To summarize what no doubt calls for detailed explanation (see final essay in The Aesthetic Point of View), experience has a marked aesthetic character when it has some of the following features, including the first one: attention firmly fixed on a perceptual or intentional object; a feeling of freedom from concerns about matters outside that object; notable affect that is detached from practical ends; the sense of exercising powers of discovery; and integration of the self and of its experiences.

Such a description of the aesthetic character comports with the conclusions of others: for example, the illuminating phenomenological analysis by M. J. Zenzen (“A Ground for Aesthetic Experience”). Recent critics have raised important questions. Kingsley Price (“What Makes an Experience Aesthetic? “) distinguishes aesthetic experience by the nature of its object (as I tried, in another way, in “The Discrimination of Aesthetic Enjoyment”).

But he mistakenly attributes to me an effort to isolate a “pure” aesthetic experience, apart from its object, whereas I consider the perceived phenomenally objective features of tha object as part, although only a part, of the content that is unified in tha experience. Joel Kupperman (“Art and Aesthetic Experience”) quotes one of my proposed definitions of aesthetic experience (“Aesthetic Experience Regained”) — that it involves having “the greater part of” one’s “mental activity . . . unified and made pleasurable by being tied to the form and qualities of a sensuously presented or imaginatively intended object on which” one’s “primary attention is concentrated. ”
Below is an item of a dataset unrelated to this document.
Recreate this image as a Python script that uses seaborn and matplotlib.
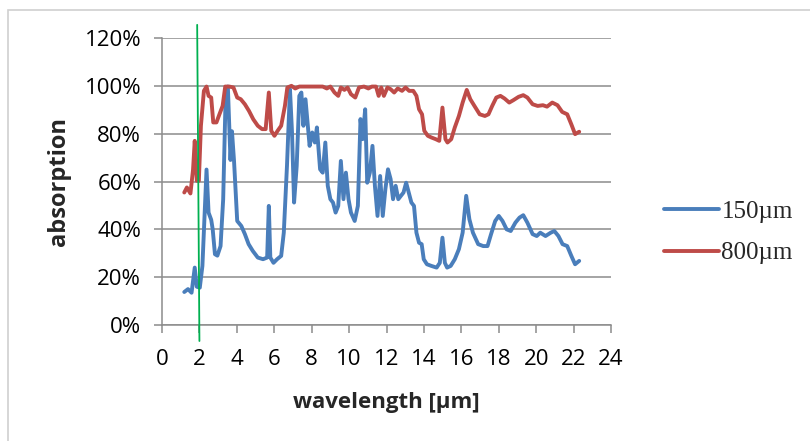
import numpy as np
import pandas as pd
import matplotlib
matplotlib.use("Agg")
import matplotlib.pyplot as plt
import seaborn as sns
from matplotlib.ticker import PercentFormatter, MultipleLocator
from matplotlib.patches import Rectangle

# ------------------------------
# Data
# ------------------------------
wl_150 = [1.19, 1.39, 1.58, 1.75, 1.86, 2.02, 2.16, 2.38, 2.49, 2.63, 2.71, 2.83, 2.96,
          3.13, 3.27, 3.41, 3.52, 3.66, 3.74, 3.85, 4.02, 4.24, 4.43, 4.63, 4.85, 5.12,
          5.40, 5.62, 5.71, 5.79, 5.96, 6.15, 6.37, 6.51, 6.68, 6.84, 6.95, 7.06, 7.20,
          7.34, 7.45, 7.56, 7.67, 7.81, 7.89, 8.03, 8.17, 8.28, 8.45, 8.59, 8.73, 8.86,
          9.00, 9.14, 9.28, 9.42, 9.56, 9.70, 9.83, 9.97, 10.10, 10.30, 10.47, 10.61,
          10.72, 10.86, 10.97, 11.11, 11.25, 11.38, 11.52, 11.66, 11.80, 11.94, 12.08,
          12.22, 12.35, 12.49, 12.63, 12.77, 12.91, 13.05, 13.19, 13.33, 13.47, 13.60,
          13.74, 13.88, 13.99, 14.16, 14.40, 14.68, 14.85, 14.99, 15.12, 15.24, 15.43,
          15.65, 15.87, 16.07, 16.26, 16.43, 16.62, 16.90, 17.17, 17.40, 17.59, 17.81,
          18.00, 18.20, 18.42, 18.64, 18.89, 19.11, 19.31, 19.53, 19.81, 20.03, 20.22,
          20.50, 20.78, 20.97, 21.19, 21.41, 21.66, 21.88, 22.08, 22.30]
abs_150 = [13.8, 15.0, 13.5, 24.0, 16.0, 15.6, 24.7, 65.0, 47.0, 44.0, 40.0, 29.6, 29.0,
           33.0, 52.6, 98.6, 99.7, 69.0, 81.0, 68.6, 43.5, 41.4, 38.0, 33.8, 31.0, 28.2,
           27.5, 28.2, 49.8, 28.2, 26.0, 27.5, 28.9, 38.6, 66.5, 98.6, 80.5, 51.2, 66.5,
           95.8, 97.2, 83.3, 94.4, 81.9, 74.9, 80.5, 76.3, 82.6, 65.1, 63.7, 76.3, 58.2,
           52.6, 51.2, 47.0, 49.8, 68.6, 52.6, 63.7, 52.6, 47.0, 43.5, 49.8, 86.1,
           77.7, 90.2, 59.5, 63.7, 74.9, 58.2, 45.6, 62.3, 45.6, 56.8, 65.1,
           61.0, 52.6, 58.2, 52.6, 54.0, 55.4, 59.5, 55.4, 51.2, 49.8, 38.6,
           34.4, 33.8, 27.5, 25.4, 24.7, 24.0, 26.0, 36.5, 26.0, 24.0, 24.7,
           27.5, 31.7, 38.6, 54.0, 44.2, 38.6, 33.8, 33.0, 33.0, 38.0, 43.5,
           45.6, 43.5, 40.0, 39.3, 42.8, 44.9, 45.9, 42.8, 38.0, 37.2, 38.6,
           37.2, 38.6, 39.3, 37.2, 33.8, 33.0, 28.9, 25.4, 26.8]

wl_800 = [1.19, 1.33, 1.52, 1.66, 1.75, 1.86, 1.97, 2.08, 2.24, 2.38, 2.49, 2.63, 2.74,
          2.91, 3.07, 3.24, 3.38, 3.60, 3.82, 4.02, 4.21, 4.43, 4.65, 4.88, 5.12, 5.35,
          5.54, 5.71, 5.84, 6.01, 6.18, 6.37, 6.57, 6.70, 6.92, 7.12, 7.34, 7.76, 8.17,
          8.59, 8.81, 9.00, 9.22, 9.42, 9.56, 9.75, 9.92, 10.10, 10.33, 10.53, 10.80,
          11.03, 11.22, 11.44, 11.58, 11.72, 11.86, 12.05, 12.22, 12.41, 12.60, 12.83,
          13.02, 13.21, 13.43, 13.60, 13.74, 13.90, 14.02, 14.21, 14.40, 14.63, 14.82,
          14.99, 15.15, 15.26, 15.46, 15.65, 15.87, 16.07, 16.29, 16.48, 16.70, 16.98,
          17.26, 17.45, 17.65, 17.87, 18.09, 18.31, 18.56, 18.78, 19.06, 19.31, 19.53,
          19.81, 20.08, 20.36, 20.58, 20.86, 21.14, 21.39, 21.66, 21.88, 22.08, 22.30]
abs_800 = [55.4, 57.5, 55.0, 65.0, 77.0, 60.3, 60.3, 83.3, 97.9, 99.7, 95.8, 95.1, 84.7,
           84.7, 88.1, 91.6, 99.7, 99.7, 99.3, 95.1, 94.4, 92.3, 89.5, 86.0, 83.3, 81.9,
           81.9, 97.2, 81.2, 79.1, 81.2, 83.3, 91.6, 99.3, 100.0, 98.9, 99.7, 99.7, 99.7,
           99.7, 98.9, 99.7, 97.2, 95.8, 99.3, 98.3, 99.3, 96.5, 95.1, 99.3, 99.7,
           98.9, 99.7, 99.7, 95.8, 99.3, 95.8, 99.3, 98.6, 97.2, 98.9, 97.9,
           99.3, 97.9, 97.9, 95.8, 90.2, 88.1, 81.2, 79.1, 78.4, 77.7, 77.0,
           90.9, 77.7, 76.3, 77.7, 82.6, 87.4, 93.0, 98.3, 94.4, 91.6, 88.1,
           87.4, 88.1, 91.6, 95.1, 95.8, 94.7, 93.0, 94.0, 95.4, 96.1, 95.1,
           92.3, 91.6, 91.9, 91.3, 93.0, 91.9, 89.1, 88.1, 83.9, 79.8, 80.8]

series_labels = ["150\u00b5m", "800\u00b5m"]
series_colors = ["#4A7EBB", "#BE4B48"]

df = pd.concat([
    pd.DataFrame({"wavelength": wl_150, "absorption": abs_150, "sample": series_labels[0]}),
    pd.DataFrame({"wavelength": wl_800, "absorption": abs_800, "sample": series_labels[1]}),
], ignore_index=True)

# ------------------------------
# Figure
# ------------------------------
sns.set_theme(style="white")
plt.rcParams["font.family"] = ["Open Sans", "DejaVu Sans"]

fig = plt.figure(figsize=(8.1, 4.41), dpi=100)
ax = fig.add_axes([162 / 810, 1 - 325 / 441, (611 - 162) / 810, (325 - 38) / 441])

# outer chart border (only top/left visible in the reference)
fig.patches.append(Rectangle((8 / 810, -0.1), 1.2, 1 - 10 / 441 + 0.1,
                             transform=fig.transFigure, fill=False,
                             edgecolor="#D0D0D0", linewidth=1.2))

sns.lineplot(data=df, x="wavelength", y="absorption", hue="sample",
             palette=dict(zip(series_labels, series_colors)), estimator=None,
             sort=False, linewidth=2.8, ax=ax, legend=True)

ax.set_xlim(0, 24)
ax.set_ylim(0, 120)
ax.xaxis.set_major_locator(MultipleLocator(2))
ax.yaxis.set_major_locator(MultipleLocator(20))
ax.yaxis.set_major_formatter(PercentFormatter(100, decimals=0))

ax.grid(axis="y", color="#8C8C8C", linewidth=1.1)
ax.grid(axis="x", visible=False)
ax.set_axisbelow(True)
for side in ["top", "right"]:
    ax.spines[side].set_visible(False)
for side in ["left", "bottom"]:
    ax.spines[side].set_color("#8C8C8C")
    ax.spines[side].set_linewidth(1.1)

ax.tick_params(axis="both", which="major", direction="out", length=6, width=1.1,
               color="#8C8C8C", labelsize=16, labelcolor="#000000")
ax.tick_params(axis="y", pad=9, left=True)
ax.tick_params(axis="x", pad=11, bottom=True)

ax.set_xlabel("wavelength [\u00b5m]", fontsize=16, fontweight="bold", labelpad=16)
ax.set_ylabel("absorption", fontsize=17, fontweight="bold", labelpad=10)

# green marker line near 2 µm
ax.plot([1.88, 2.0], [125.5, -6.7], color="#00B050", linewidth=1.3, clip_on=False, zorder=5)

handles, labels = ax.get_legend_handles_labels()
ax.legend(handles, labels, loc="center left", bbox_to_anchor=(1.118, 0.322),
          borderaxespad=0, borderpad=0, frameon=False, handlelength=2.2,
          labelspacing=0.75, handletextpad=0.1,
          prop={"family": "Liberation Serif", "size": 18})

fig.savefig("out.png", dpi=100)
This he considers too broad “since it could apply to a sexual experience as well as an aesthetic experience. ” Perhaps my references to “mental activity” and “attention” were insufficiently stressed, or perhaps they sound too Cartesian; but I think of aesthetic experience (as in the first criterion above) as requiring a kind of absorption in form and quality, a giving-in to their force, that precludes much overt physical interaction with the environment.
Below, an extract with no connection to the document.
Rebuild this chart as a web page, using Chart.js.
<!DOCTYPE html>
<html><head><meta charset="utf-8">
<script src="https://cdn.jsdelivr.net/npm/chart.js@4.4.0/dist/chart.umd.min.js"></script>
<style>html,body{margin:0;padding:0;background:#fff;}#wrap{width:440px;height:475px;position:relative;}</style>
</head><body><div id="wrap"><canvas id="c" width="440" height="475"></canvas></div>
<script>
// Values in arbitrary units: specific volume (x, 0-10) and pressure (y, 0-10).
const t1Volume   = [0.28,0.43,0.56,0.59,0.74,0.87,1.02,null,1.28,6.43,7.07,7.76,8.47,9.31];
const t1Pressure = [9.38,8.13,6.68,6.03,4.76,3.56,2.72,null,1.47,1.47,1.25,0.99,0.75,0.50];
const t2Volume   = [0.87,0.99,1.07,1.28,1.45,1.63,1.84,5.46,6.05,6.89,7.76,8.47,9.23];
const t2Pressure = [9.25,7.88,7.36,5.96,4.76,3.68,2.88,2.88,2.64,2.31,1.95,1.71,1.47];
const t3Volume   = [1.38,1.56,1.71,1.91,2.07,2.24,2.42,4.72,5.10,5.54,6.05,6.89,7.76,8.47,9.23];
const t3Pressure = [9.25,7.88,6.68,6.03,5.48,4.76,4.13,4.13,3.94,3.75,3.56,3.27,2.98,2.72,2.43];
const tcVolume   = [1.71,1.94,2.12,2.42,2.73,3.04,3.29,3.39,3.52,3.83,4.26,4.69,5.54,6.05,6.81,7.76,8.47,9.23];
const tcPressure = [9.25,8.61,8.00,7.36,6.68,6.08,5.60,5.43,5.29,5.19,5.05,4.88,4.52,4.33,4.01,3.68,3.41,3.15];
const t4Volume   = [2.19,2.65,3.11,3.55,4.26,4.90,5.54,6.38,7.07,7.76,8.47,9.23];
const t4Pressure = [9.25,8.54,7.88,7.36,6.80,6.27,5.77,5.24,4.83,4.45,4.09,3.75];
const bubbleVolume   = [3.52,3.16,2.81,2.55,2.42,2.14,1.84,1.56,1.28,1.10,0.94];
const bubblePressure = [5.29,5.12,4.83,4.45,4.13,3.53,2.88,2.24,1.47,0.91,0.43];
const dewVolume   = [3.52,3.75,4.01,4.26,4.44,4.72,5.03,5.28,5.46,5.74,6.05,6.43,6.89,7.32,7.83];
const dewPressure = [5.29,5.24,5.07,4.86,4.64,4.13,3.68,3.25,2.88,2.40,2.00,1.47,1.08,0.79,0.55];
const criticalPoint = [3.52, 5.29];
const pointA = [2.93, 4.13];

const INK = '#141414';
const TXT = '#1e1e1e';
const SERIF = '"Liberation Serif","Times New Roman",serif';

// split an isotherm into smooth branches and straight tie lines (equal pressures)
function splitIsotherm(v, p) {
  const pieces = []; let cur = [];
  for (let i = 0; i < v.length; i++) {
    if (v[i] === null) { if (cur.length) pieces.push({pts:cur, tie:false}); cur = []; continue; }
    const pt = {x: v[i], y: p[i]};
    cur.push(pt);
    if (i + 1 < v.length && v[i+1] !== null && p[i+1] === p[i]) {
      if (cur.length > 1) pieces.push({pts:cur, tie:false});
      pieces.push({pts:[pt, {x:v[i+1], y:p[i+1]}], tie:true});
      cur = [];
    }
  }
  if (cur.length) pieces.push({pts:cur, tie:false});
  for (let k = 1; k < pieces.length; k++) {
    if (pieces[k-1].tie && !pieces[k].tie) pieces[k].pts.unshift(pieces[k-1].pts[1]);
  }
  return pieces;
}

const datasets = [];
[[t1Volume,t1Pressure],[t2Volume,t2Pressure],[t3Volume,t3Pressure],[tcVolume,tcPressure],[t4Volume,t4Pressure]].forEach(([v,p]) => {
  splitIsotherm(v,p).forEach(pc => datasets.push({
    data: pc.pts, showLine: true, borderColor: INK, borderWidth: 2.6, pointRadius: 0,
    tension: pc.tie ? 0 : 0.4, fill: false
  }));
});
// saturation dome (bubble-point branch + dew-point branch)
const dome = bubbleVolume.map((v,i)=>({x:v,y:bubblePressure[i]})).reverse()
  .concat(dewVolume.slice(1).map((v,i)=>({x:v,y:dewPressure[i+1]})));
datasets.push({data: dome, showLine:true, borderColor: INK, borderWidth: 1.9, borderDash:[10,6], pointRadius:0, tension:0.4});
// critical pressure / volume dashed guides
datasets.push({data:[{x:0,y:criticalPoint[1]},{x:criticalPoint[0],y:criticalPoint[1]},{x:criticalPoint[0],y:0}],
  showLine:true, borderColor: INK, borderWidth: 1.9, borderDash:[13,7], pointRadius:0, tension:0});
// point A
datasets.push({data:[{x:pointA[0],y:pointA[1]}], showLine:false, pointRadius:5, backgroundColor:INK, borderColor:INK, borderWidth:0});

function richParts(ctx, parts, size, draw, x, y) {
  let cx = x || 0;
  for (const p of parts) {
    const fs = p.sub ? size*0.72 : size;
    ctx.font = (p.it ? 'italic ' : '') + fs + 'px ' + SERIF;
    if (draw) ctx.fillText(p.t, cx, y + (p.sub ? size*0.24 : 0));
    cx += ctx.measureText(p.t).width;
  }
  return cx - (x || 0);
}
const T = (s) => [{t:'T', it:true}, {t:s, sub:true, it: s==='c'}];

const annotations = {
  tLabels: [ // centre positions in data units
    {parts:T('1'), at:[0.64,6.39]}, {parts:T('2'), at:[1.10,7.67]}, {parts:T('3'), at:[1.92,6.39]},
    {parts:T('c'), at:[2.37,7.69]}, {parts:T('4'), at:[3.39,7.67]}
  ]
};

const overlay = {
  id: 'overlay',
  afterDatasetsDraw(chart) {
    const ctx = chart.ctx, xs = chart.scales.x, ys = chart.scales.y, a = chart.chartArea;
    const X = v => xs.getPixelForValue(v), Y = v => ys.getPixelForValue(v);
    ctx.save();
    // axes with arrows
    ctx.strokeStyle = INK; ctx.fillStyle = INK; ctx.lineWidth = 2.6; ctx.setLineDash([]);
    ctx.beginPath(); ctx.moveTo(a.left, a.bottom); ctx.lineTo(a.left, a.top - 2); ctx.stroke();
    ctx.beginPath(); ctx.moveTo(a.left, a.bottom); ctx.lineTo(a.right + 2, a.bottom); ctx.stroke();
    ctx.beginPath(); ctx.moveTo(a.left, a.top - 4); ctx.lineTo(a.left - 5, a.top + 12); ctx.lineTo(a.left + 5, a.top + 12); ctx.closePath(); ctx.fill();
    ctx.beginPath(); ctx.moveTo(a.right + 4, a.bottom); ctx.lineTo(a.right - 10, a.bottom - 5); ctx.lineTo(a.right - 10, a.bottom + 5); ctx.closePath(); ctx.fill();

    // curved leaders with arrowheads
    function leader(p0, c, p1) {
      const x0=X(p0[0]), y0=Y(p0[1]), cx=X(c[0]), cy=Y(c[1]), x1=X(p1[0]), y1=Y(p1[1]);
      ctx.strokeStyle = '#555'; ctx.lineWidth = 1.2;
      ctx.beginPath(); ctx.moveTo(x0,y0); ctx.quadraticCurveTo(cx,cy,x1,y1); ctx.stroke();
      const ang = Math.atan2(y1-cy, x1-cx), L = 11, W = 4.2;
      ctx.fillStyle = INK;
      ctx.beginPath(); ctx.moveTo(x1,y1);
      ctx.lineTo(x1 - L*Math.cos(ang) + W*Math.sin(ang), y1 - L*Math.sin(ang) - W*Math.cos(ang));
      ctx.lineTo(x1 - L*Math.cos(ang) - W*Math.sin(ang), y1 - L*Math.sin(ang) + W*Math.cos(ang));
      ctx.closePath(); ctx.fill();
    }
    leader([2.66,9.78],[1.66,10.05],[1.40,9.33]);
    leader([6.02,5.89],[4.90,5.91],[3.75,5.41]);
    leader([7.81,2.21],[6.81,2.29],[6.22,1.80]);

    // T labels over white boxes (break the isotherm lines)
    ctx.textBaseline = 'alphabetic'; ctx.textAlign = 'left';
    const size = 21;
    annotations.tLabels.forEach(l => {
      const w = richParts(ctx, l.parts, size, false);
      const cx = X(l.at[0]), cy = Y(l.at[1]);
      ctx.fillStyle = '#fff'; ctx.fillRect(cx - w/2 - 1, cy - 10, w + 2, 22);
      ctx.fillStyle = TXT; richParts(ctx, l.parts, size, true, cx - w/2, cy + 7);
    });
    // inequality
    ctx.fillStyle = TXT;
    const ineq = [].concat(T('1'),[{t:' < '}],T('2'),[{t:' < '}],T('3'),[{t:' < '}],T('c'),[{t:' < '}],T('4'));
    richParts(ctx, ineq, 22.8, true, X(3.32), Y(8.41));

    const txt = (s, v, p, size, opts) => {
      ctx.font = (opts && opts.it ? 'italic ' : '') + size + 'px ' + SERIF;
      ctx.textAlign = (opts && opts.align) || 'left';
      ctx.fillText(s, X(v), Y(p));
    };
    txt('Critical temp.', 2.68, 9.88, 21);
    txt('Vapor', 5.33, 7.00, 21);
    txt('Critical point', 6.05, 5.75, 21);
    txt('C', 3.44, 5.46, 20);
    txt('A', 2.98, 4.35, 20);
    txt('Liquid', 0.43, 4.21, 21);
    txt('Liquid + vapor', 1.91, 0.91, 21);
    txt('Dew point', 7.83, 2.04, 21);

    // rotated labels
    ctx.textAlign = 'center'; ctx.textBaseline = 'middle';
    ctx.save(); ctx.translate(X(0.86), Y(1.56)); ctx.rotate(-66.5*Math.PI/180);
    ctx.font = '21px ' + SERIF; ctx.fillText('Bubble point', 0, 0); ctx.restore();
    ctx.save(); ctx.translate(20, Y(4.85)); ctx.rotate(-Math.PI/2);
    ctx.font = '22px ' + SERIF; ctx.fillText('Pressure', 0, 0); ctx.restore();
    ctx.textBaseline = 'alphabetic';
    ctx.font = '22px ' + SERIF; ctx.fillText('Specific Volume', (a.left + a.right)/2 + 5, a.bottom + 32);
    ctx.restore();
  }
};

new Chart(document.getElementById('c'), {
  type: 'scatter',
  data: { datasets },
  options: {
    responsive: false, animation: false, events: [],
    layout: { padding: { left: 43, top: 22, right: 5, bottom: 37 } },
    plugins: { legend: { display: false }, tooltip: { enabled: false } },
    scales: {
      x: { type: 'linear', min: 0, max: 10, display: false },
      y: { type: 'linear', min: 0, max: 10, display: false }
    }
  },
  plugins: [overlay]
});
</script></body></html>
Jerome Stolnitz (“The Artistic Values in Aesthetic Experience”) has advanced a strong claim of a different kind: that aesthetic experience includes (but I have excluded) a recognition and enjoyment of “artistic values” — e. g. , admirable skill and virtuosity, deftness, adroitness, and economy of action. His excellent argument — directed against my treatment of skill, for example, as strictly a property of the artist, not of his work, and hence not germane to evaluations of the work — shows how skill can be regarded as an experienceable feature of artworks, and thus can “make a difference to aesthetic experience” and aesthetic value.

When judgments of skill are carefully guarded, in Stolnitz’s way, they do not lead away from the work to biographical inquiry, but become part of the expressiveness of the work. Finally, it must be noted that if the difficulties in the concepts of aesthetic value and aesthetic experience which we have reviewed in this section remain intractible. the alternative seems to be to reject both concepts and build aesthetic theory without them. Although such an attempt has been initiated by Nelson Goodman (Languages of Art, Chapter 6, and Ways of Worldmaking, Chapters 6 and 7), it is too early to be sure how successful it will be.

Goodman dispenses with aesthetic value entirely in favor of a very general concept of cognitive value, or contributiveness to knowledge and understanding; “right rendering” in art becomes a general cognitive category, of which truth in certain fields of endeavor is a special case; artworks get their value from entering into the activities by which we grasp and at the same time remake our world or worlds, and this being their “primary function,” they are to be judged by their success in carrying it out.

This strong, tempting, and radical view does not seem able to account satisfactorily for the practice of art critics, the reasons they give in support of their judgments (see “Languages of Art and Art Criticism”), and it is not yet clear how all artworks can be treated as symbols, as this theory requires (see “In Defense of Aesthetic Value” and Sections 3 and 5 above). But at present it seems to be the most fully-developed alternative to a theory of art that includes a theory of aesthetic value.